Fuzzy hair, neon colors, leggings, colorful makeup and swimsuits… We’re counting down for the second season of Netflix’s Glow, which we excitedly await and features everything about the ‘80s. We appease our thrill with costume designer Beth Morgan.
“The hunt for finding the perfect hidden treasure became a passion. I loved theater and old movie musicals growing up. So, it just became natural that I study costume design for the theater in college,” says Morgan who grew up going to estate sales and thrift stores. This led her to Los Angeles where she started working in film and designed costumes for many productions such as Ghost Ghirls, Key and Peele, and The Last Man on Earth. One of the invisible heroes of the film industry, Morgan’s choices are based on projects that enable her to create a new world. “After I get the job, I dive deeper into research for the show. Depending on what the show calls for, I will start to gather images and do boards of inspiration looks for each character or group type. After all the elements are in place for what our look will be, I start to gather clothing by either resourcing fabric and making the clothes custom, shopping or combining the two. Then we start the fittings and final touches before we start shooting.”
We ask her the question everyone is curious about, “What inspired you when you designed the costumes for Glow?” This is when we witness that there is no limit to Morgan’s imagination and ability to design new things. “I did a lot of research from old family photos as well as Sears and J.C. Penney Catalogues.

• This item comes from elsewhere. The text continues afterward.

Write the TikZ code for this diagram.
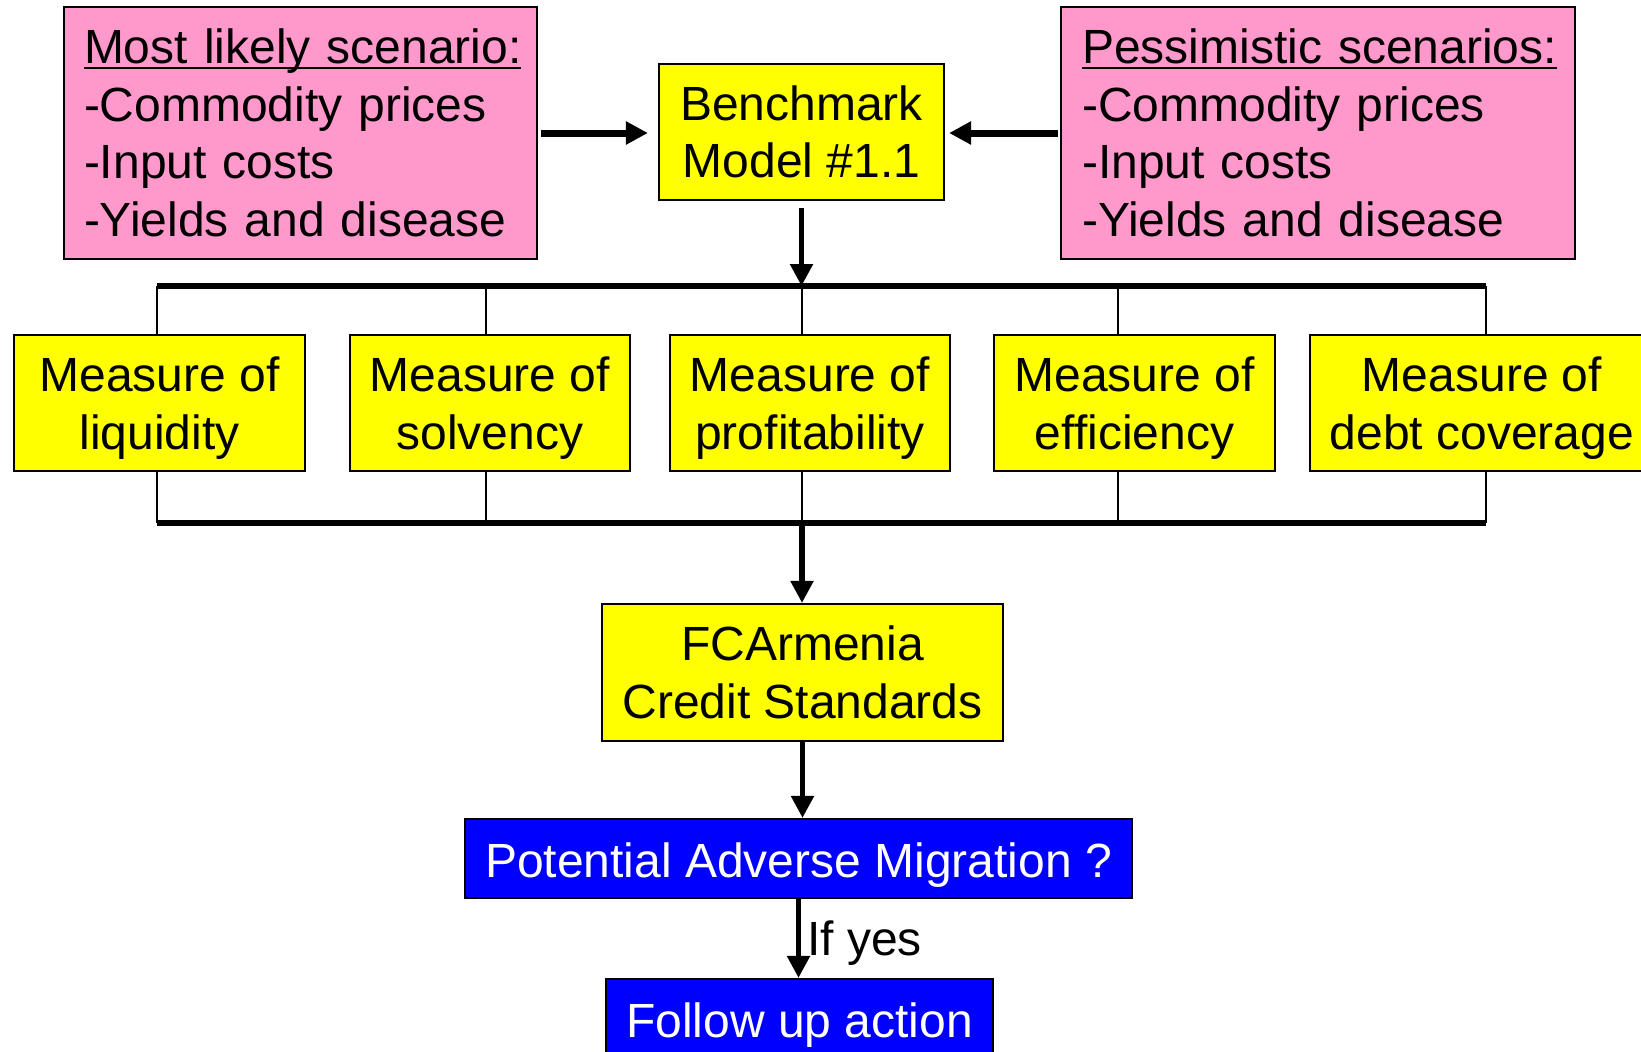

I watched some of my favorite movies from that time. Karate Kid, Girls Just Want to Have Fun… Music videos and of course wrestling footage.” She clearly defines the relationship between period costumes and characters in Glow. “Glow is from 1985 and so this is all they know what to wear.” Although we mostly think about the iconic style of the ‘80s, what else was going on in that period? We ask her about her favorite costume/piece from that era from the ‘80s considering that the costumes reflect the historical, political and cultural atmosphere of the period. She responds with a piece we’re familiar from her personal account – sweaters! “I love the sweaters of the ‘80s. They have such amazing detail and are so well made. Each one I have found feels unique and one of a kind.”
” I have been so lucky to get to design shows that feel like they have a deeper message.”
‘80s is not the only era embedded in Morgan’s picks for period costumes; she has also been a part of the ‘60s with the movie “The Help.” “What do you think about the costume design process of periodic productions?” She replies, “For most shows, the process is the same, even if it takes place in modern times. I still have to research what makes the character tick. I need to be able to offer a reason to what they would choose to wear and why.”
We cannot help but surrender ourselves to Morgan’s exciting and busy schedule. We ask her with curiosity, “You’ve been a costume designer for more than 15 years. What was its challenges? Are there any shortcomings or novelties in the field?” She replies, “The challenge is always finding the most interesting shows. I have been so lucky to get to design shows that feel like they have a deeper message. Every costume designer works so hard, and we work lots of long hours. So, for me it has always been important to really believe in the story you are helping to tell. I truly love what I do and that is a blessing. The shortcoming is the hours for sure! Most days are at least 12 hours and usually start either very early in the morning or in the afternoon and go until the wee hours of the morning. Sometimes it can be both of those in the same week, so it is hard to keep a routine. I have two small kids, so the balance is a big challenge.” We believe that she compensates for her long working hours with the passion she feels for her profession. We ask Morgan what she would wish to know if she went back to the early years of her career, and she replies with a sincerity we’re not used to hearing in an interview. She says, “To take more photos! I worked on some amazing projects and never took photos!” reminiscing about those years.
“What is or should be the signature look in a famous costume designer’s wardrobe?” we ask curiously. She replies, “Black jeans and Versace sunglasses,” in contrast to her colorful personality. We cannot wait to witness the visual feast Beth Morgan creates for the second season of Glow.